Maverick
- Industry: Entertainment
- Founded: October 2014
- Founder: Guy Oseary
- Headquarters: Beverly Hills, California
- Website: http://maverick.com/

= Maverick (management) =

American music management group

Maverick is an American music management group formed in 2014 by Guy Oseary. A revival of the Maverick company (1992–2009), the management group also adopts the company's logo.

== History==
In 2014, Oseary announced that he was forming a joint venture with Live Nation Entertainment to establish a management group, amalgamating with other managers and their companies into one venture. Oseary originally was joined by Reign Deer's Larry Rudolph and Adam Leber, Blueprint Group's Gee Roberson, Cortez Bryant and Shawn Gee, Quest Management's Scott Rodger, Spalding Entertainment's Clarence Spalding, Laffitte Management's Ron Laffitte and I Am Other's Caron Veazey. All nine managers combined their companies together, rebranded them and their respective employees as "Maverick" on October 17, 2014.

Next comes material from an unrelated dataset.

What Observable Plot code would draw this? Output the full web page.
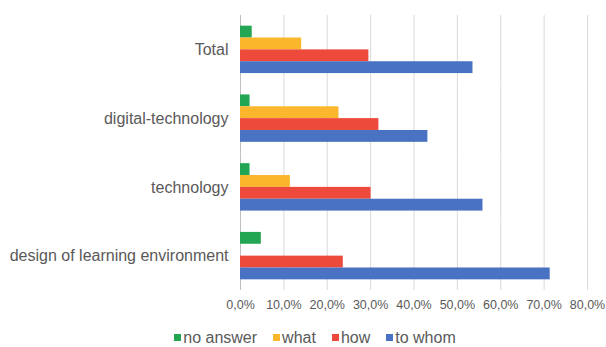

In March 2015, founder Madonna released her album Rebel Heart, featuring the Maverick logo on the back cover. This signified a new collaboration between Oseary, Madonna's manager, and Live Nation Entertainment as a management group, not a record label.

In May 2016, Wassim Slaiby, CEO of XO, joined the Maverick Management team with The Weeknd, Belly and Massari.

In November 2017, Maverick parent company Live Nation announced they had paid an undisclosed sum to acquire Big Loud and their six-artist roster.

In July 2018 Maverick announced the signing of Latin pop artist Ricky Martin under manager Lee Anne Callahan-Longo based out of the Maverick New York office.

On August 3, 2018, the band Aerosmith joined the Maverick under Larry Rudolph, who has managed Steven Tyler since 2014.

As of August 2018, Oseary and Thompson were accompanied by artist managers Adam Leber, Lee Anne Callahan-Longo, Larry Rudolph, Gee Roberson, Cortez Bryant, Shawn Gee, Scott Rodger, Wassim “Sal” Slaiby, Clarence Spalding, Kevin “Chief” Zaru and Seth England. Maverick had offices in Los Angeles, New York, Nashville and London.

In April 2021, the Red Hot Chili Peppers joined Guy Oseary’s roster.